Despite the economic downturn, around a third of people think the environment is one of the most important issues facing the world - with the same number mentioning the economy.
When questioned about issues of importance to Scotland, however, three times as many people mentioned the economy as the environment, highlighting the need for people to 'think global, act local'.
The Scottish Environmental Attitudes and Behaviours Survey (SEABS), which questioned over 3,000 people, shows that awareness of environmental issues is high and that some greener behaviours are becoming commonplace.
But there is still some way to go to tackle stubborn issues like travel habits and more to do to make people realise that their own behaviour can make the world a greener place.
Environment Minister Roseanna Cunningham said:
"We need to do more to get people to see the environment as a local issue. Many people see climate change as a global problem but not as an issue affecting Scotland or their communities. But milder winters and more floods mean the evidence is now on our doorstep and can no longer be ignored.
"People have to realise that they are a fundamental part of the environment. Just as we impact on it, it has an impact on us. Our own behaviour makes a real difference and the good news is that greener behaviour not only helps save the planet it helps save us money too."

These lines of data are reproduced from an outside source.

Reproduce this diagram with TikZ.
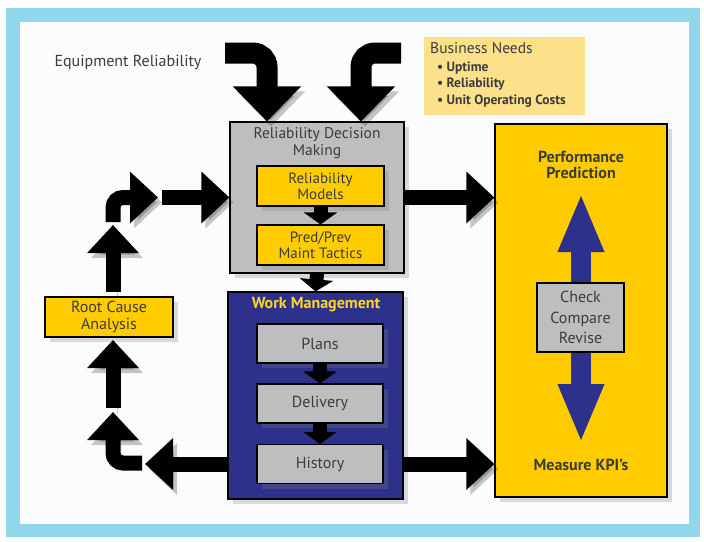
\documentclass[tikz,border=0pt]{standalone}
\usepackage{fontspec}
\setmainfont{PT Sans}
\usetikzlibrary{arrows.meta,shadows}
\definecolor{frameblue}{RGB}{146,214,236}
\definecolor{gold}{RGB}{255,204,0}
\definecolor{boxgray}{RGB}{188,190,192}
\definecolor{navyb}{RGB}{46,49,140}
\definecolor{txt}{RGB}{60,60,62}
\definecolor{paleyel}{RGB}{252,224,138}
\definecolor{wmtitle}{RGB}{255,212,40}
\definecolor{innerbg}{RGB}{250,252,254}
\begin{document}
\begin{tikzpicture}[x=1pt,y=-1pt,
  sh/.style={preaction={draw=black,opacity=0.22,transform canvas={shift={(4pt,-5pt)}}}},
  boxshadow/.style={drop shadow={shadow xshift=5pt,shadow yshift=-5pt,opacity=0.28}},
  box/.style={draw=black,line width=1.1pt,inner sep=0pt,boxshadow},
  lbl/.style={text=txt,align=center,inner sep=0pt,font=\fontsize{15.5}{17}\selectfont},
  inlbl/.style={text=txt,align=center,font=\fontsize{15}{16}\selectfont},
  blbl/.style={text=txt,align=center,inner sep=0pt,font=\bfseries\fontsize{16}{16}\selectfont},
  bullet/.style={text=txt,anchor=west,inner sep=0pt,font=\bfseries\fontsize{13.5}{14}\selectfont},
  bigarrow/.style={line width=15pt,draw=black,-{Triangle[width=50pt,length=28pt]},sh},
  toparrow/.style={line width=21pt,draw=black,rounded corners=14pt,-{Triangle[width=66pt,length=35pt]},sh},
  smallarrow/.style={line width=14pt,draw=black,-{Triangle[width=33pt,length=12pt]}},
]
% frame
\fill[white] (0,0) rectangle (704,541);
\fill[frameblue] (6,8) rectangle (700,537);
\fill[innerbg] (20,22) rectangle (689,524);
\useasboundingbox (0,0) rectangle (704,541);

% texts on top
\node[text=txt,inner sep=0pt,font=\fontsize{16}{18}\selectfont] (eqr) at (128,62) {Equipment Reliability};
\node[fill=paleyel,minimum width=161pt,minimum height=78pt,inner sep=0pt] (bn) at (504.5,76) {};
\node[text=txt,anchor=west,inner sep=0pt,font=\fontsize{15.5}{17}\selectfont] (bnt) at (430,48) {Business Needs};
\node[bullet] (bn1) at (437,68) {• Uptime};
\node[bullet] (bn2) at (437,84.5) {• Reliability};
\node[bullet] (bn3) at (437,101) {• Unit Operating Costs};

% main boxes
\node[box,fill=boxgray,minimum width=174pt,minimum height=151pt] (rdm) at (317,197.5) {};
\node[lbl] (rdmt) at (317,143.5) {Reliability Decision\\Making};
\node[box,fill=gold,minimum width=127pt,minimum height=40pt,inlbl] (rm) at (320.5,186) {Reliability\\Models};
\node[box,fill=gold,minimum width=127pt,minimum height=40pt,inlbl] (ppm) at (320.5,245) {Pred/Prev\\Maint Tactics};

\node[box,fill=navyb,minimum width=175pt,minimum height=207pt] (wm) at (315.5,395.5) {};
\node[inner sep=0pt,text=wmtitle,font=\bfseries\fontsize{16}{18}\selectfont] (wmt) at (316,305) {Work Management};
\node[box,fill=boxgray,minimum width=126pt,minimum height=39pt,inlbl,font=\fontsize{16}{18}\selectfont] (plans) at (320,343.5) {Plans};
\node[box,fill=boxgray,minimum width=126pt,minimum height=39pt,inlbl,font=\fontsize{16}{18}\selectfont] (deliv) at (320,403.5) {Delivery};
\node[box,fill=boxgray,minimum width=126pt,minimum height=39pt,inlbl,font=\fontsize{16}{18}\selectfont] (hist) at (320,464) {History};

\node[box,fill=gold,minimum width=172pt,minimum height=373pt] (perf) at (581,310.5) {};
\node[blbl] (perft) at (581,165) {Performance\\Prediction};
\node[blbl] (mk) at (581,465) {Measure KPI’s};

\node[box,fill=gold,minimum width=128pt,minimum height=40pt,inlbl,font=\fontsize{16}{17}\selectfont] (rca) at (109,317) {Root Cause\\Analysis};

% double arrow in performance box
\coordinate (pa) at (581,193);
\coordinate (pb) at (581,443);
\draw[navyb,line width=20pt,{Triangle[width=42pt,length=59pt]}-{Triangle[width=42pt,length=59pt]}] (pa) -- (pb);
\node[draw=black,line width=1.1pt,inner sep=0pt,fill=boxgray,minimum width=87pt,minimum height=69pt,text=txt,align=center,font=\fontsize{16}{20.5}\selectfont] (ccr) at (580.5,317.5) {Check\\Compare\\Revise};

% small arrows inside boxes
\draw[smallarrow] (rm.south) -- (ppm.north);
\draw[smallarrow] (rdm.south) -- (wm.north);
\draw[smallarrow] (plans.south) -- (deliv.north);
\draw[smallarrow] (deliv.south) -- (hist.north);

% top curved arrows
\coordinate (s1) at (225,53);
\coordinate (t1) at (267,0 |- rdm.north);
\coordinate (s2) at (401,53);
\coordinate (t2) at (361,0 |- rdm.north);
\draw[toparrow] (s1) -| (t1);
\draw[toparrow] (s2) -| (t2);

% right arrows
\draw[bigarrow] (rdm.east) -- (perf.west |- rdm.east);
\draw[bigarrow] (wm.east |- hist.east) -- (perf.west |- hist.east);

% left loop
\coordinate (c1) at (145,464);
\draw[bigarrow] (wm.west |- hist.west) -- (c1);
\coordinate (c2) at (142,463);
\coordinate (c3) at (113,412);
\draw[bigarrow,rounded corners=10pt] (c2) -| (c3);
\coordinate (c4) at (113,408);
\coordinate (c5) at (113,340);
\draw[bigarrow] (c4) -- (c5);
\coordinate (c6) at (113,292);
\coordinate (c7) at (113,225);
\draw[bigarrow] (c6) -- (c7);
\coordinate (c8) at (113,222);
\coordinate (c9) at (158,197.5);
\draw[bigarrow,rounded corners=10pt] (c8) |- (c9);
\coordinate (c10) at (162,197.5);
\draw[bigarrow] (c10) -- (rdm.west);
\end{tikzpicture}
\end{document}
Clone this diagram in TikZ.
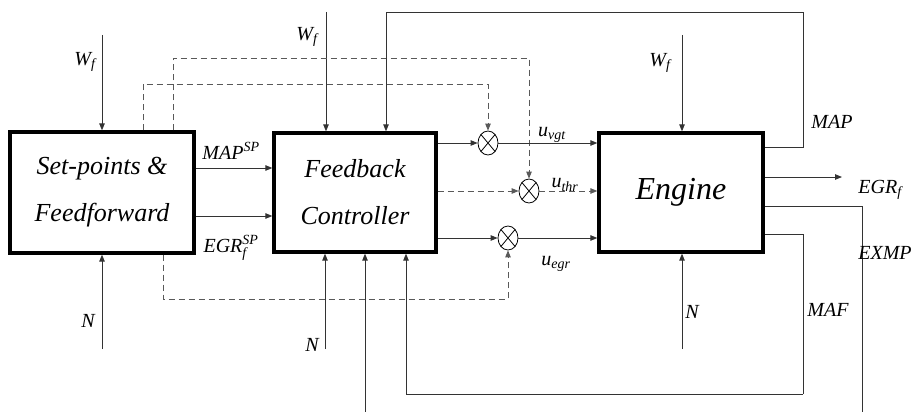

The main findings of the survey are:
- thirty-five per cent of people think the environment is one of the most important issues facing the world, on a par with the the economy
- some greener behaviours are becoming common place: most of the time, 79 per cent hang up their washing to dry and 63 per cent use energy saving light bulbs; 67 per cent rarely or never leave light on in a room; 76 per cent make use of kerbside paper recycling, where available, every time
- driving is still the most common mode of transport for commuting and grocery shopping, while about half of people don't turn their heating off when they go out or turn their tap off when brushing their teeth
- the main barriers to green behaviour are cost, convenience, a lack of alternative options and practical considerations
- a significant minority don't think they can make a difference, with a third of respondents saying they think their own behaviour and lifestyle do not contribute to climate change.
Ms Cunningham added:
"The timing of these results could not be better for a new Environment Minister - it gives me a clear picture of where we are and what more we need to do.
"There is much to be positive about. There are high levels of environmental awareness and many greener behaviours are now part of people's daily lives. However, some behaviours remain stubborn, most notably driving to work and the shops."
The Scottish Environmental Attitudes and Behaviours Survey (SEABS) 2008 was carried out on behalf of the Scottish Government by Ipsos MORI. The survey is based on a quota sample of the Scottish adult population (aged 16 and above), with the total number of interviews achieved being 3,054. The results are based on face-to-face interviews which took place between 18 August and 15 November 2008 (inclusive).
The aim of the survey was to produce dedicated, sound and up-to-date data to support the development and delivery of environmental policy.